Inside the repurposed Bok school — a recent source of heated controversy for other reasons — the brothers Steven and Billy Dufala have created their own repurposing space. They have already begun buying their way towards 500 pounds of recycled aluminum from local scrappers. Throughout the month they will be engaging the community to help them recycle the metal into everything from functional address plates for nearby rowhomes to more abstract art peices.

While not traditional in its definition of “public art,” Golden hopes that this space will engage the city in a similar way murals do: “When it goes away, the memory of it should be so powerful that, as a city, it makes us yearn for more.”

 

“The Stamp of Incarceration: James Anderson,” by Shepard Fairey

Location: 1131 Callowhill Street

This isn’t the first or even the second public commission that international superartist Shepard Fairey has gotten in Philly. You may know of the now-altered Rocket Cat Cafe imagery on Frankford Ave., or further down the road, his massive 2014 mural in Fishtown. For Open Source, the issue at hand is prison reform.

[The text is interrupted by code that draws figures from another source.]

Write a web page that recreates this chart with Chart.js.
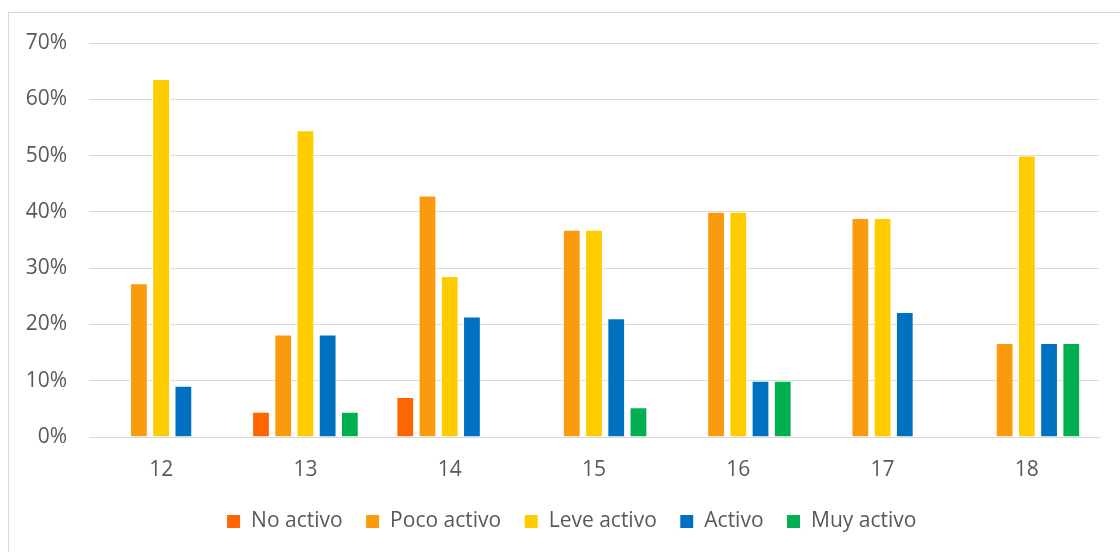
<!DOCTYPE html>
<html>
<head>
<meta charset="utf-8">
<script src="https://cdn.jsdelivr.net/npm/chart.js@4/dist/chart.umd.min.js"></script>
<style>
  html, body { margin: 0; padding: 0; background: #fff; }
  #wrap { position: relative; width: 1120px; height: 552px; overflow: hidden; }
  #frame { position: absolute; left: 8px; top: 12px; width: 1200px; height: 600px;
           border-left: 1px solid #d9d9d9; border-top: 1px solid #d9d9d9; box-sizing: border-box; }
  canvas { position: absolute; left: 0; top: 0; }
</style>
</head>
<body>
<div id="wrap">
  <div id="frame"></div>
  <canvas id="c" width="1120" height="552"></canvas>
</div>
<script>
// Edad (años)
const edades = ['12', '13', '14', '15', '16', '17', '18'];

// Porcentaje de alumnos por nivel de actividad física
const noActivo    = [0, 4.5, 7.1, 0, 0, 0, 0];
const pocoActivo  = [27.3, 18.2, 42.9, 36.8, 40.0, 38.9, 16.7];
const leveActivo  = [63.6, 54.5, 28.6, 36.8, 40.0, 38.9, 50.0];
const activo      = [9.1, 18.2, 21.4, 21.1, 10.0, 22.2, 16.7];
const muyActivo   = [0, 4.5, 0, 5.3, 10.0, 0, 16.7];

const niveles = ['No activo', 'Poco activo', 'Leve activo', 'Activo', 'Muy activo'];
const colores = ['#FF6600', '#F99B0C', '#FFCC00', '#0070C0', '#00B050'];
const series  = [noActivo, pocoActivo, leveActivo, activo, muyActivo];

const fuente = '"Open Sans", "Liberation Sans", sans-serif';
const gris = '#595959';

// Centre the legend on the whole framed area rather than on the plot box
const legendShift = {
  id: 'legendShift',
  afterLayout(chart) {
    const lg = chart.legend;
    if (lg) { lg.left += 22; lg.right += 22; }
  }
};

new Chart(document.getElementById('c'), {
  type: 'bar',
  data: {
    labels: edades,
    datasets: series.map((vals, i) => ({
      label: niveles[i],
      data: vals,
      backgroundColor: colores[i],
      borderColor: '#ffffff',
      borderWidth: 1,
      borderSkipped: 'bottom',
      categoryPercentage: 0.77,
      barPercentage: 0.8
    }))
  },
  plugins: [legendShift],
  options: {
    responsive: false,
    animation: false,
    layout: { padding: { top: 43, right: 21, left: 0, bottom: 10 } },
    plugins: {
      tooltip: { enabled: false },
      legend: {
        position: 'bottom',
        labels: {
          color: gris,
          font: { family: fuente, size: 21 },
          boxWidth: 14,
          boxHeight: 14,
          padding: 23
        }
      }
    },
    scales: {
      x: {
        grid: { display: false },
        border: { color: '#d9d9d9', width: 1 },
        ticks: { color: gris, font: { family: fuente, size: 21 }, padding: 12 },
        afterFit: s => { s.height = 51; }
      },
      y: {
        min: 0,
        max: 70,
        ticks: {
          stepSize: 10,
          color: gris,
          font: { family: fuente, size: 21 },
          padding: 22,
          callback: v => v + '%'
        },
        grid: { color: '#d9d9d9', lineWidth: 1, drawTicks: false },
        border: { display: false },
        afterFit: s => { s.width = 89; }
      }
    }
  }
});
</script>
</body>
</html>
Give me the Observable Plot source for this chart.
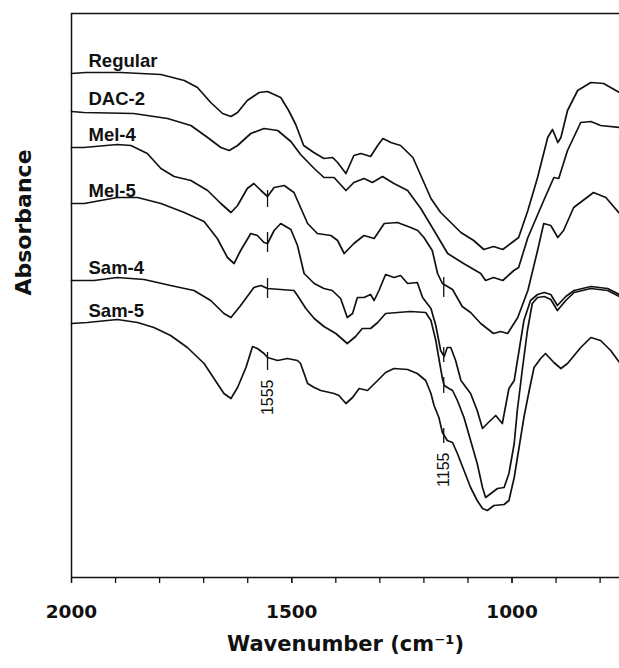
<!DOCTYPE html>
<html><head><meta charset="utf-8">
<script src="https://cdn.jsdelivr.net/npm/d3@7"></script>
<script src="https://cdn.jsdelivr.net/npm/@observablehq/plot@0.6"></script>
<style>html,body{margin:0;padding:0;background:#fff}</style>
</head><body><div id="chart"></div>
<script>
// FTIR spectra (absorbance, arbitrary units, curves offset)
const seriesNames = ["Regular", "DAC-2", "Mel-4", "Mel-5", "Sam-4", "Sam-5"];

const regularWn = [2000,1968,1888,1797,1744,1714,1684,1657,1638,1623,1601,1574,1555,1525,1507,1491,1473,1450,1427,1407,1396,1377,1359,1343,1321,1305,1293,1275,1253,1225,1207,1184,1162,1139,1116,1087,1064,1042,1021,1003,985,964,942,919,908,896,889,874,851,821,792,756];
const regularAbs = [5.04,5.05,5.05,5.03,4.97,4.90,4.75,4.64,4.61,4.65,4.77,4.85,4.86,4.80,4.67,4.53,4.32,4.25,4.19,4.20,4.15,4.04,4.22,4.24,4.21,4.32,4.39,4.35,4.32,4.20,4.02,3.79,3.65,3.55,3.45,3.37,3.28,3.31,3.28,3.34,3.40,3.67,4.00,4.40,4.48,4.35,4.40,4.67,4.87,4.95,4.94,4.85];

const dac2Wn = [2000,1972,1859,1782,1729,1691,1661,1642,1623,1593,1563,1532,1502,1480,1449,1427,1404,1377,1359,1336,1317,1294,1268,1237,1207,1177,1146,1110,1071,1060,1042,1021,996,985,964,928,905,894,874,844,821,799,756];
const dac2Abs = [4.66,4.65,4.64,4.59,4.52,4.40,4.30,4.27,4.32,4.44,4.49,4.47,4.36,4.23,4.09,4.00,4.00,3.87,3.95,3.99,3.95,4.01,3.94,3.87,3.69,3.47,3.24,3.14,3.04,2.97,3.00,2.97,3.07,3.10,3.40,3.77,4.00,3.99,4.27,4.55,4.56,4.52,4.50];

const mel4Wn = [2000,1972,1896,1865,1828,1797,1767,1729,1691,1661,1638,1623,1601,1586,1570,1555,1540,1517,1495,1480,1464,1442,1411,1396,1381,1359,1336,1313,1290,1260,1230,1214,1200,1181,1169,1158,1135,1113,1094,1071,1042,1026,1010,987,964,942,928,912,896,883,860,815,787,756];
const mel4Abs = [4.30,4.30,4.33,4.32,4.24,4.09,4.01,3.97,3.87,3.74,3.65,3.72,3.89,3.94,3.87,3.81,3.90,3.92,3.85,3.70,3.54,3.44,3.42,3.37,3.24,3.34,3.42,3.39,3.54,3.55,3.50,3.47,3.40,3.27,3.04,2.94,2.88,2.71,2.65,2.54,2.44,2.46,2.44,2.60,2.87,3.27,3.54,3.52,3.40,3.47,3.70,3.85,3.80,3.64];

const mel5Wn = [2000,1971,1896,1850,1797,1744,1699,1669,1646,1631,1616,1593,1578,1563,1555,1540,1525,1502,1487,1472,1449,1427,1408,1389,1374,1362,1351,1336,1321,1313,1302,1287,1268,1253,1237,1215,1203,1184,1173,1162,1154,1147,1139,1128,1116,1094,1079,1067,1056,1037,1022,1007,995,984,973,958,942,927,912,897,878,859,821,783,756];
const mel5Abs = [3.74,3.74,3.80,3.80,3.74,3.65,3.56,3.39,3.20,3.14,3.27,3.44,3.42,3.35,3.34,3.47,3.54,3.48,3.32,3.04,2.94,2.89,2.87,2.79,2.60,2.64,2.80,2.80,2.83,2.77,2.87,3.03,3.00,3.02,2.94,2.95,2.80,2.69,2.52,2.27,2.21,2.30,2.30,2.17,1.97,1.84,1.67,1.49,1.54,1.62,1.54,1.89,1.97,2.27,2.57,2.77,2.83,2.85,2.83,2.72,2.81,2.87,2.91,2.89,2.83];

const sam4Wn = [2000,1949,1896,1835,1775,1722,1684,1654,1638,1616,1586,1570,1555,1525,1495,1487,1468,1449,1427,1400,1374,1355,1340,1321,1305,1287,1260,1230,1196,1184,1173,1166,1158,1154,1143,1135,1124,1109,1094,1079,1067,1060,1048,1033,1018,1007,995,988,976,965,954,942,927,912,897,878,859,821,783,756];
const sam4Abs = [2.97,2.97,3.00,2.98,2.92,2.87,2.77,2.64,2.60,2.72,2.90,2.92,2.89,2.88,2.87,2.82,2.69,2.59,2.51,2.44,2.34,2.41,2.49,2.49,2.55,2.64,2.65,2.66,2.65,2.57,2.37,2.19,1.99,1.92,1.89,1.87,1.77,1.60,1.37,1.14,0.90,0.80,0.84,0.89,0.90,1.04,1.34,1.67,2.10,2.47,2.74,2.80,2.81,2.78,2.67,2.77,2.85,2.89,2.87,2.81];

const sam5Wn = [2000,1964,1896,1850,1813,1775,1737,1699,1669,1654,1638,1623,1604,1589,1578,1563,1555,1532,1510,1487,1480,1464,1449,1434,1404,1393,1377,1362,1347,1328,1305,1287,1268,1237,1215,1196,1184,1177,1166,1158,1147,1135,1124,1109,1094,1079,1067,1056,1041,1018,1007,995,984,973,961,950,935,924,905,889,874,844,821,799,776,756];
const sam5Abs = [2.54,2.55,2.58,2.55,2.50,2.42,2.30,2.14,1.94,1.84,1.79,1.90,2.10,2.31,2.29,2.24,2.20,2.17,2.19,2.17,2.14,1.94,1.90,1.87,1.84,1.82,1.74,1.80,1.89,1.87,1.97,2.05,2.09,2.08,2.04,1.97,1.84,1.72,1.60,1.45,1.37,1.35,1.24,1.07,0.90,0.77,0.69,0.67,0.72,0.73,0.77,1.00,1.30,1.60,1.87,2.10,2.19,2.24,2.15,2.09,2.14,2.30,2.40,2.37,2.27,2.15];

// marker bands (cm-1) and the short vertical ticks drawn on the modified samples
const markerWn = [1555, 1155];
const markedSeries = ["Mel-4", "Mel-5", "Sam-4", "Sam-5"];
const tick1555Top = [3.87, 3.45, 2.99, 2.25];
const tick1555Bottom = [3.70, 3.25, 2.79, 2.07];
const tick1155Top = [3.00, 2.30, 2.00, 1.49];
const tick1155Bottom = [2.80, 2.15, 1.84, 1.34];

const xMajorTicks = [2000, 1500, 1000];
const xMinorTicks = [2000, 1900, 1800, 1700, 1600, 1500, 1400, 1300, 1200, 1100, 1000, 900, 800];

// build tables
const allWn = [regularWn, dac2Wn, mel4Wn, mel5Wn, sam4Wn, sam5Wn];
const allAbs = [regularAbs, dac2Abs, mel4Abs, mel5Abs, sam4Abs, sam5Abs];
const rows = [];
seriesNames.forEach((s, i) => allWn[i].forEach((w, j) => rows.push({series: s, wn: w, abs: allAbs[i][j]})));
const labelRows = seriesNames.map((s, i) => ({series: s, wn: allWn[i][0], abs: allAbs[i][0]}));
const tickRows = [];
markedSeries.forEach((s, i) => {
  tickRows.push({series: s, wn: markerWn[0], y1: tick1555Bottom[i], y2: tick1555Top[i]});
  tickRows.push({series: s, wn: markerWn[1], y1: tick1155Bottom[i], y2: tick1155Top[i]});
});
const markerLabels = [
  {wn: markerWn[0], y: d3.min(tick1555Bottom), text: String(markerWn[0])},
  {wn: markerWn[1], y: d3.min(tick1155Bottom), text: String(markerWn[1])}
];

const ink = "#111";
const chart = Plot.plot({
  width: 619,
  height: 668,
  marginLeft: 71,
  marginRight: 0,
  marginTop: 13,
  marginBottom: 91,
  style: {background: "#fff", color: ink, overflow: "visible"},
  x: {domain: [2000, 756]},
  y: {domain: [0, 5.64]},
  marks: [
    Plot.axisX({ticks: xMinorTicks, tickSize: 6, tickFormat: () => "", strokeWidth: 1.3, label: null}),
    Plot.axisX({ticks: xMajorTicks, tickSize: 6, tickPadding: 21, tickFormat: d => String(d),
      fontSize: 18.5, fontWeight: "bold", fontFamily: "DejaVu Sans", strokeWidth: 1.3, label: null}),
    Plot.axisY({ticks: [], label: null}),
    Plot.ruleY([0], {stroke: ink, strokeWidth: 1.5}),
    Plot.ruleY([5.64], {stroke: ink, strokeWidth: 1.5}),
    Plot.ruleX([2000], {stroke: ink, strokeWidth: 1.5}),
    Plot.line(rows, {x: "wn", y: "abs", z: "series", stroke: ink, strokeWidth: 1.7, strokeLinejoin: "round"}),
    Plot.ruleX(tickRows, {x: "wn", y1: "y1", y2: "y2", stroke: ink, strokeWidth: 1.3}),
    Plot.text(labelRows, {x: "wn", y: "abs", text: "series", textAnchor: "start", lineAnchor: "bottom",
      dx: 17, dy: -7, fontSize: 18.5, fontWeight: "bold", fontFamily: "Liberation Sans", fill: ink}),
    Plot.text(markerLabels, {x: "wn", y: "y", text: "text", rotate: -90, textAnchor: "end", lineAnchor: "middle",
      dy: 9, fontSize: 16, fontFamily: "Liberation Sans", fill: ink}),
    Plot.text(["Absorbance"], {frameAnchor: "left", dx: -48, rotate: -90, fontSize: 22, fontWeight: "bold",
      fontFamily: "DejaVu Sans", fill: ink}),
    Plot.text(["Wavenumber (cm\u207B\u00B9)"], {frameAnchor: "bottom", dy: 73, lineAnchor: "bottom",
      fontSize: 21, fontWeight: "bold", fontFamily: "DejaVu Sans", fill: ink})
  ]
});
document.getElementById("chart").append(chart);
</script>
</body></html>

Fairey, who has a criminal record of his own, interviewed folks involved in Mural Arts’ Restorative Justice Program. Two new murals — designed as celebratory stamps for formerly incarcerated — are only one part of the piece. Then there are mass-produced stickers that Fairey will distribute throughout the city.

Is the permanence of this mural on the wall say something about the foreseeably permanent problem of mass incarceration in the U.S.?

“I’d love it if this mural were obsolete tomorrow, and they were like, ‘Let’s paint a flower over it or something.’ But I don’t think that’s going to be the case,” Fairey said.